• Stored data

%%

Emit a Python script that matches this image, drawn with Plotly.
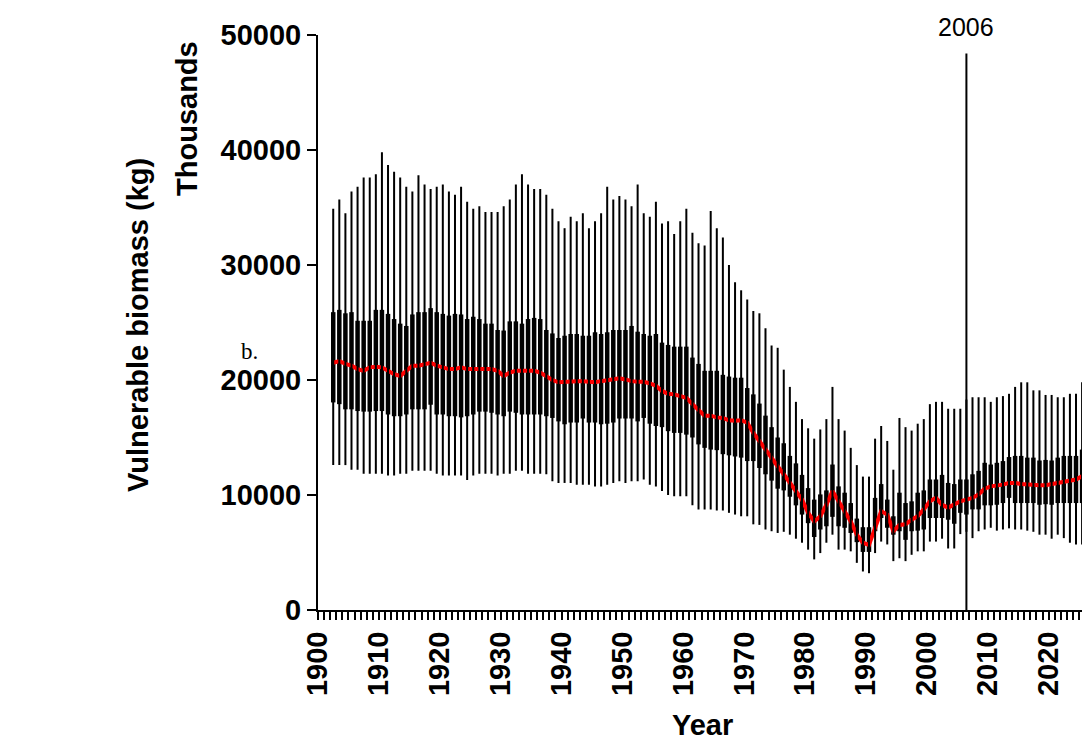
import plotly.graph_objects as go

# Yearly summaries of vulnerable biomass (thousands of kg)
years = list(range(1902, 2027))

high = [34900, 35700, 34500, 36400, 36800, 37600, 37600, 37900,
        39800, 38700, 38100, 37600, 36800, 36400, 37800, 37000, 36600, 36800,
        37000, 36400, 36100, 36800, 35500, 34900, 35100, 34600, 34600, 34600,
        35100, 35700, 37000, 37900, 37000, 36600, 36600, 36100, 34900, 33800,
        33200, 34200, 33800, 34500, 33200, 33800, 34500, 36800, 35700, 36000,
        35700, 35100, 37000, 34500, 34200, 35500, 33600, 33800, 32700, 33800,
        34900, 32800, 31900, 31700, 34700, 33200, 32400, 30000, 28500, 27800,
        27000, 26000, 25800, 24500, 23000, 22800, 20900, 19400, 18100, 16600,
        15800, 14900, 15700, 16600, 19400, 16600, 15600, 14100, 12600, 11600,
        11600, 14900, 16000, 14700, 12200, 16700, 15900, 15600, 16200, 16600,
        17900, 18100, 18100, 17500, 17500, 17500, 18300, 18500, 18500, 18500,
        18100, 18500, 18600, 18800, 19400, 19800, 19800, 19100, 19100, 18700,
        18700, 18500, 18500, 18800, 18800, 19800, 20000]

q3 = [25900, 26100, 25800, 25900, 25150, 25150, 25150, 26100,
      26100, 25750, 25300, 24900, 24700, 25700, 25900, 25900, 26250, 25900,
      25750, 25600, 25750, 25700, 25300, 25500, 25300, 24900, 24900, 24350,
      24300, 25100, 25100, 24900, 25300, 25400, 25300, 24350, 24050, 23650,
      23850, 24000, 24000, 23850, 23850, 24150, 24000, 24150, 24350, 24350,
      24350, 24700, 24200, 24000, 23850, 24000, 23250, 23050, 22900, 22900,
      22900, 21950, 21400, 20800, 20800, 20800, 20450, 20300, 20200, 20200,
      19300, 18750, 17950, 16900, 15900, 15000, 14500, 13400, 12750, 11750,
      10600, 9600, 10050, 10400, 12650, 10750, 10200, 9300, 7950, 7200,
      7200, 9750, 10950, 9600, 8150, 10200, 9300, 9450, 10200, 10400,
      11350, 11350, 11750, 11050, 10950, 11350, 11350, 11800, 12100, 12800,
      12650, 12800, 12950, 13300, 13400, 13400, 13250, 13250, 13000, 13050,
      13000, 13250, 13400, 13400, 13400, 13950, 14000]

median = [21500, 21650, 21400, 21250, 20950, 20800, 21100, 21150,
          21100, 20800, 20500, 20350, 20800, 21250, 21250, 21400, 21500, 21250,
          21100, 20950, 20950, 21100, 20950, 20950, 20950, 20950, 20950, 20800,
          20350, 20650, 20800, 20800, 20800, 20800, 20650, 20300, 20000, 19800,
          19850, 19900, 19900, 19900, 19850, 19800, 19900, 20000, 20100, 20150,
          20050, 19900, 19850, 19850, 19700, 19500, 19050, 18800, 18750, 18600,
          18450, 17900, 17450, 16900, 16900, 16750, 16700, 16500, 16450, 16500,
          16300, 15400, 14700, 13950, 13100, 12500, 11800, 11050, 10350, 9600,
          8450, 7700, 8150, 9150, 10350, 9450, 8450, 7700, 6550, 5850,
          5650, 7200, 8600, 8300, 6850, 7400, 7450, 7850, 8150, 8750,
          9450, 9750, 9150, 8900, 9150, 9450, 9600, 9750, 10050, 10550,
          10750, 10800, 10900, 11050, 11050, 10950, 10900, 10850, 10850, 10850,
          10950, 11050, 11150, 11200, 11350, 11650, 11750]

q1 = [18050, 17900, 17450, 17450, 17300, 17250, 17250, 17300,
      17300, 17000, 16850, 16850, 17000, 17450, 17450, 17450, 17850, 17000,
      17000, 16850, 16850, 16750, 16850, 17000, 17250, 17250, 17150, 17000,
      16850, 17250, 17150, 17000, 17000, 17000, 17000, 16850, 16700, 16400,
      16150, 16300, 16300, 16650, 16300, 16300, 16150, 16200, 16300, 16650,
      16650, 16650, 16400, 16700, 16200, 16000, 15900, 15550, 15400, 15400,
      15250, 15000, 14400, 14100, 13950, 13900, 13550, 13450, 13350, 13250,
      12950, 12950, 12350, 11800, 11250, 10550, 10400, 9850, 9100, 8300,
      7550, 6350, 7000, 7280, 8100, 7280, 7150, 6700, 5900, 5050,
      5050, 6850, 8000, 7150, 6550, 6850, 6100, 6850, 6900, 7000,
      8000, 8000, 8000, 7850, 7500, 8450, 8300, 8750, 8750, 9100,
      9100, 9150, 9300, 9750, 9300, 9300, 9300, 9300, 9150, 9200,
      9150, 9300, 9300, 9300, 9300, 9300, 9300]

low = [12600, 12600, 12600, 12200, 12200, 11850, 11850, 11850,
       11850, 11700, 11700, 11850, 11850, 12100, 12100, 12100, 12100, 11850,
       11700, 11700, 11700, 11700, 11300, 11700, 11850, 11850, 11850, 11700,
       11850, 11850, 12100, 12100, 11850, 11850, 11850, 11800, 11200, 11050,
       11050, 11050, 10900, 10900, 10900, 10750, 10750, 10900, 11050, 11200,
       11050, 11200, 11200, 11350, 10900, 10750, 10350, 10000, 9900, 9900,
       9900, 9100, 8750, 8750, 8750, 8650, 8650, 8450, 8300, 8150,
       8150, 7450, 7400, 7000, 6850, 6700, 6800, 6550, 6200, 5850,
       5250, 4400, 4950, 5850, 6550, 5250, 5250, 5100, 4100, 3350,
       3200, 4950, 5950, 5700, 4250, 4500, 4250, 4800, 5100, 5100,
       5950, 5950, 6200, 5350, 5350, 6600, 6800, 6250, 6850, 7000,
       7150, 6900, 7000, 7100, 7000, 7000, 6900, 6800, 6550, 6550,
       6200, 6550, 6250, 5850, 5700, 5700, 5700]

x_tick_years = list(range(1900, 2021, 10))
y_tick_values = list(range(0, 50001, 10000))
marker_year = 2006
marker_top = 48400


def vertical_segments(bottoms, tops):
    # one trace, segments separated by None
    xs, ys = [], []
    for yr, lo, hi in zip(years, bottoms, tops):
        xs += [yr, yr, None]
        ys += [lo, hi, None]
    return xs, ys


bold = dict(family="Liberation Sans, Arial", size=29, color="black", weight="bold")

fig = go.Figure()

bx, by = vertical_segments(q1, q3)
fig.add_trace(go.Scatter(x=bx, y=by, mode="lines",
                         line=dict(color="black", width=4.5), hoverinfo="skip"))

fig.add_trace(go.Scatter(x=years, y=median, mode="lines",
                         line=dict(color="#ff0000", width=4), name="median"))

wx, wy = vertical_segments(low, high)
fig.add_trace(go.Scatter(x=wx, y=wy, mode="lines",
                         line=dict(color="black", width=2), hoverinfo="skip"))

# 2006 reference line
fig.add_shape(type="line", xref="x", yref="y",
              x0=marker_year, x1=marker_year, y0=0, y1=marker_top,
              line=dict(color="black", width=2))
fig.add_annotation(x=marker_year, y=1.0139, xref="x", yref="paper",
                   xanchor="center", yanchor="middle",
                   text=str(marker_year), showarrow=False,
                   font=dict(family="Liberation Sans, Arial", size=25, color="black"))

fig.add_annotation(x=-0.2332, y=0.4957, xref="paper", yref="paper",
                   xanchor="center", yanchor="middle",
                   text="Vulnerable biomass (kg)", textangle=-90, showarrow=False,
                   font=bold)
fig.add_annotation(x=-0.1697, y=0.8557, xref="paper", yref="paper",
                   xanchor="center", yanchor="middle",
                   text="Thousands", textangle=-90, showarrow=False,
                   font=bold)
fig.add_annotation(x=-0.0881, y=0.4504, xref="paper", yref="paper",
                   xanchor="center", yanchor="middle",
                   text="b.", showarrow=False,
                   font=dict(family="Liberation Serif, Times New Roman", size=23, color="black"))
fig.add_annotation(x=0.4987, y=-0.2, xref="paper", yref="paper",
                   xanchor="center", yanchor="middle",
                   text="Year", showarrow=False, font=bold)

# category-style axis: labels and ticks sit on the year boundaries
fig.update_xaxes(
    range=[1899.5, 2026.3],
    tickmode="array", tickvals=[v - 0.5 for v in x_tick_years],
    ticktext=[str(v) for v in x_tick_years],
    tickangle=-90, tickfont=bold,
    ticks="outside", ticklen=8, tickwidth=1.5, tickcolor="black",
    minor=dict(tick0=1899.5, dtick=1, ticks="outside", ticklen=8, tickwidth=1.5, tickcolor="black"),
    showline=True, linecolor="black", linewidth=2,
    showgrid=False, zeroline=False,
)
fig.update_yaxes(
    range=[0, 50000],
    tickmode="array", tickvals=y_tick_values, tickformat="d",
    tickfont=bold,
    ticks="outside", ticklen=9, tickwidth=2, tickcolor="black",
    showline=True, linecolor="black", linewidth=2,
    showgrid=False, zeroline=False,
)

# the page body adds an 8px offset, so the figure is 8px smaller than the window
fig.update_layout(
    width=1082, height=741, autosize=False,
    margin=dict(l=310, r=0, t=27, b=139),
    paper_bgcolor="white", plot_bgcolor="white",
    showlegend=False,
)

fig.write_html("out.html")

%%

• Problem requirements
Make an exact copy of the lines from the top of the material through the line with "18700, 18500, 18500, 18800, 18800, 19800, 20000]", pictures excluded.

• Solution
Emit a Python script that matches this image, drawn with Plotly.
import plotly.graph_objects as go

# Yearly summaries of vulnerable biomass (thousands of kg)
years = list(range(1902, 2027))

high = [34900, 35700, 34500, 36400, 36800, 37600, 37600, 37900,
        39800, 38700, 38100, 37600, 36800, 36400, 37800, 37000, 36600, 36800,
        37000, 36400, 36100, 36800, 35500, 34900, 35100, 34600, 34600, 34600,
        35100, 35700, 37000, 37900, 37000, 36600, 36600, 36100, 34900, 33800,
        33200, 34200, 33800, 34500, 33200, 33800, 34500, 36800, 35700, 36000,
        35700, 35100, 37000, 34500, 34200, 35500, 33600, 33800, 32700, 33800,
        34900, 32800, 31900, 31700, 34700, 33200, 32400, 30000, 28500, 27800,
        27000, 26000, 25800, 24500, 23000, 22800, 20900, 19400, 18100, 16600,
        15800, 14900, 15700, 16600, 19400, 16600, 15600, 14100, 12600, 11600,
        11600, 14900, 16000, 14700, 12200, 16700, 15900, 15600, 16200, 16600,
        17900, 18100, 18100, 17500, 17500, 17500, 18300, 18500, 18500, 18500,
        18100, 18500, 18600, 18800, 19400, 19800, 19800, 19100, 19100, 18700,
        18700, 18500, 18500, 18800, 18800, 19800, 20000]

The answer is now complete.